BOISE – Idaho has much at stake in Washington’s big U.S. Supreme Court case over whether referendum petition signatures should be public. “Our initiative and referendum statute is very similar to Washington’s and Oregon’s,” said Idaho Secretary of State Ben Ysursa, at whose request Idaho joined 22 other states in filing “friend of the court” briefs backing Washington’s position – that the signatures be made public.
“I can’t think of something any more public, that should be public, than somebody signing an initiative petition that is basically using the legislative power reserved to the people,” Ysursa said. “It’s part of an open and transparent process, just like (legislators) voting on a piece of legislation would be. That was our basic reason to join in, and the other states that have initiative and referendum seem to agree with us.”

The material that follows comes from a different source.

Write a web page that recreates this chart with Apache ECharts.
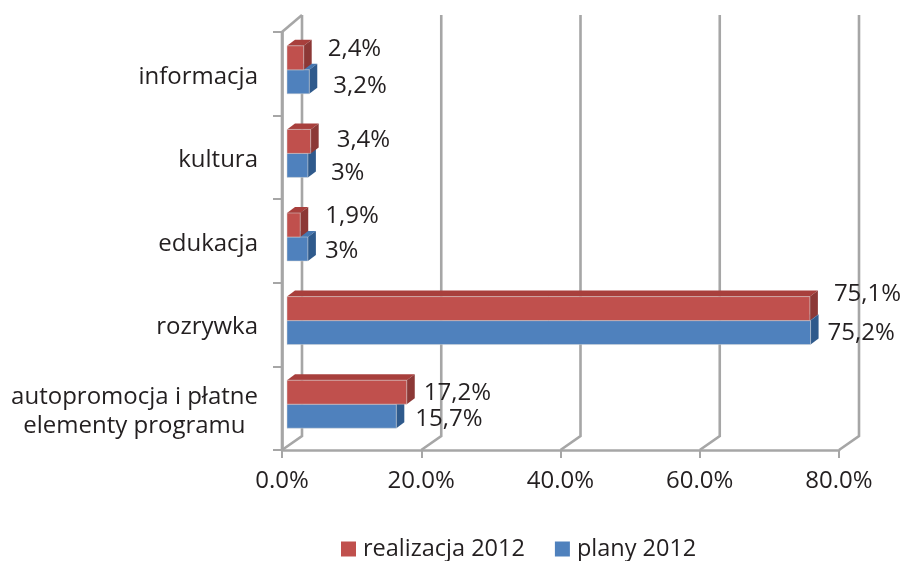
<!DOCTYPE html>
<html><head><meta charset="utf-8">
<style>html,body{margin:0;padding:0;background:#fff}#c{width:904px;height:561px}</style>
<script src="https://cdn.jsdelivr.net/npm/echarts@6/dist/echarts.min.js"></script>
</head><body><div id="c"></div>
<script>
const categories = ['autopromocja i płatne\nelementy programu\u00a0\u00a0','rozrywka','edukacja','kultura','informacja'];
const realizacja = [17.2,75.1,1.9,3.4,2.4];
const plany = [15.7,75.2,3,3,3.2];
const xTicks = [0,20,40,60,80];
const seriesNames = ['realizacja 2012','plany 2012'];

const FONT = '"Open Sans", "Noto Sans", sans-serif';
const GRID_COLOR = '#a6a6a6';
const TEXT = '#231f20';
// label nudges [gap from bar end, dy from band centre], per category
const redNudge = [[17,-15],[24,-30],[25,-25],[26,-17],[24,-25]];
const blueNudge = [[19,11],[17,9],[17,10],[23,16],[24,12]];

const fmt = v => String(v).replace('.',',') + '%';

function bar3d(colors, isRed, nudge){
  return function(params, api){
    const v = api.value(0), cat = api.value(1);
    const band = api.size([0,1])[1];
    const h = band*0.287;
    const c0 = api.coord([0,cat]), c1 = api.coord([v,cat]);
    const x0 = c0[0]+5, x1 = c1[0]+5;
    const mid = c0[1]-4;
    const y0 = isRed ? mid-h : mid, y1 = y0+h;
    const dx = 8, dy = -6;
    const n = nudge[params.dataIndex];
    return {type:'group', children:[
      {type:'polygon',shape:{points:[[x0,y0],[x0+dx,y0+dy],[x1+dx,y0+dy],[x1,y0]]},style:{fill:colors.top}},
      {type:'polygon',shape:{points:[[x1,y0],[x1+dx,y0+dy],[x1+dx,y1+dy],[x1,y1]]},style:{fill:colors.side}},
      {type:'rect',shape:{x:x0,y:y0,width:x1-x0,height:h},style:{fill:colors.front,stroke:'#d5d5d5',lineWidth:0.5}},
      {type:'text',z2:20,style:{text:fmt(v),x:x1+n[0],y:c0[1]+n[1],fill:TEXT,font:'24px '+FONT,textAlign:'left',textVerticalAlign:'middle'}}
    ]};
  };
}
const DEPTH_X = 20, DEPTH_Y = -14;
function wall(params, api){
  const v = api.value(0);
  const band = api.size([0,1])[1];
  const by = api.coord([v,0])[1] + band/2;
  const ty = api.coord([v,4])[1] - band/2;
  const x = api.coord([v,0])[0];
  const children = [{type:'polyline',shape:{points:[[x,by],[x+DEPTH_X,by+DEPTH_Y],[x+DEPTH_X,ty-17]]},
    style:{fill:'none',stroke:GRID_COLOR,lineWidth:2.6}}];
  if(v===0){
    children.push({type:'line',shape:{x1:x,y1:by,x2:x,y2:ty},style:{stroke:GRID_COLOR,lineWidth:2.6}});
    children.push({type:'line',shape:{x1:x,y1:ty,x2:x+DEPTH_X,y2:ty-17},style:{stroke:GRID_COLOR,lineWidth:2.6}});
  }
  return {type:'group',children};
}
const yData = categories.map(c => c.includes('\n')
  ? {value:c, textStyle:{verticalAlign:'top',padding:[-26,0,0,0]}}
  : {value:c, textStyle:{verticalAlign:'top',padding:[-11.5,0,0,0]}});
const chart = echarts.init(document.getElementById('c'),null,{renderer:'canvas'});
chart.setOption({
  animation:false,
  backgroundColor:'#fff',
  textStyle:{fontFamily:FONT},
  grid:{left:282,right:65,top:32,bottom:111,containLabel:false},
  legend:{data:seriesNames,left:336,top:532,itemWidth:15,itemHeight:15,itemGap:30,icon:'rect',selectedMode:false,
    textStyle:{fontSize:23.5,color:TEXT,fontFamily:FONT,padding:[0,0,0,2]}},
  xAxis:{type:'value',min:0,max:80,interval:20,
    axisLabel:{formatter:v=>v.toFixed(1)+'%',fontSize:24,color:TEXT,margin:19,fontFamily:FONT,hideOverlap:false,showMinLabel:true,showMaxLabel:true},
    axisLine:{show:true,lineStyle:{color:GRID_COLOR,width:2.6}},
    axisTick:{show:true,length:8,lineStyle:{color:GRID_COLOR,width:2}},
    splitLine:{show:false}},
  yAxis:{type:'category',data:yData,boundaryGap:true,
    axisLabel:{fontSize:24,color:TEXT,margin:24,lineHeight:29,fontFamily:FONT,interval:0},
    axisLine:{show:true,lineStyle:{color:GRID_COLOR,width:2.6}},
    axisTick:{show:true,length:9,alignWithLabel:false,lineStyle:{color:GRID_COLOR,width:2}},
    splitLine:{show:false}},
  series:[
    {type:'custom',name:'siatka',silent:true,z:1,clip:false,renderItem:wall,encode:{x:0,y:1},
      data:xTicks.map(v=>[v,0])},
    {type:'custom',name:seriesNames[1],z:3,clip:false,itemStyle:{color:'#4f81bd'},encode:{x:0,y:1},
      renderItem:bar3d({front:'#4f81bd',top:'#4677b0',side:'#2f5a8c'},false,blueNudge),
      data:plany.map((v,i)=>[v,i])},
    {type:'custom',name:seriesNames[0],z:4,clip:false,itemStyle:{color:'#c0504d'},encode:{x:0,y:1},
      renderItem:bar3d({front:'#c0504d',top:'#a83f3c',side:'#8c3836'},true,redNudge),
      data:realizacja.map((v,i)=>[v,i])}
  ]
});
</script></body></html>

The 23 states, which include Oregon, Utah, Arizona and Colorado and are being led by Ohio, are among a long list of parties that have filed supporting briefs in the case. They include the American Conservative Union, the Reporters Committee for Freedom of the Press and the National Conference of State Legislatures. The 9th U.S. Circuit Court of Appeals ruled in favor of Washington state, and the high court will hear arguments Wednesday.
The group Protect Marriage Washington sued to prevent the release of the names of petition-signers on Referendum 71, which sought unsuccessfully to overturn a same-sex domestic partnership law. The group contends that state public records laws that make such information public are unconstitutional because they subject those signers to harassment for exercising their right to free speech.
The states, in their brief, say signing petitions for an initiative or referendum is not political speech but legislative action. “The people’s exercise of their sovereign referendum power is, by its very nature, a public act,” the brief states. They also note the significance of state public records laws. “Every state has recognized its compelling interest in open government – both as a check on government power and as a means of informing the public – by enacting public records acts and open meetings laws,” the brief says. It also contends that states won’t be able to guard against fraud or protect the integrity of their petition processes if the names of petition-signers are made secret.
The rights of initiative and referendum were placed in Idaho’s constitution in 1912, in the same section that says the state House and Senate can pass laws.
Ysursa, an attorney, said, “I think it’s a step backwards for openness in government if that case is not upheld.”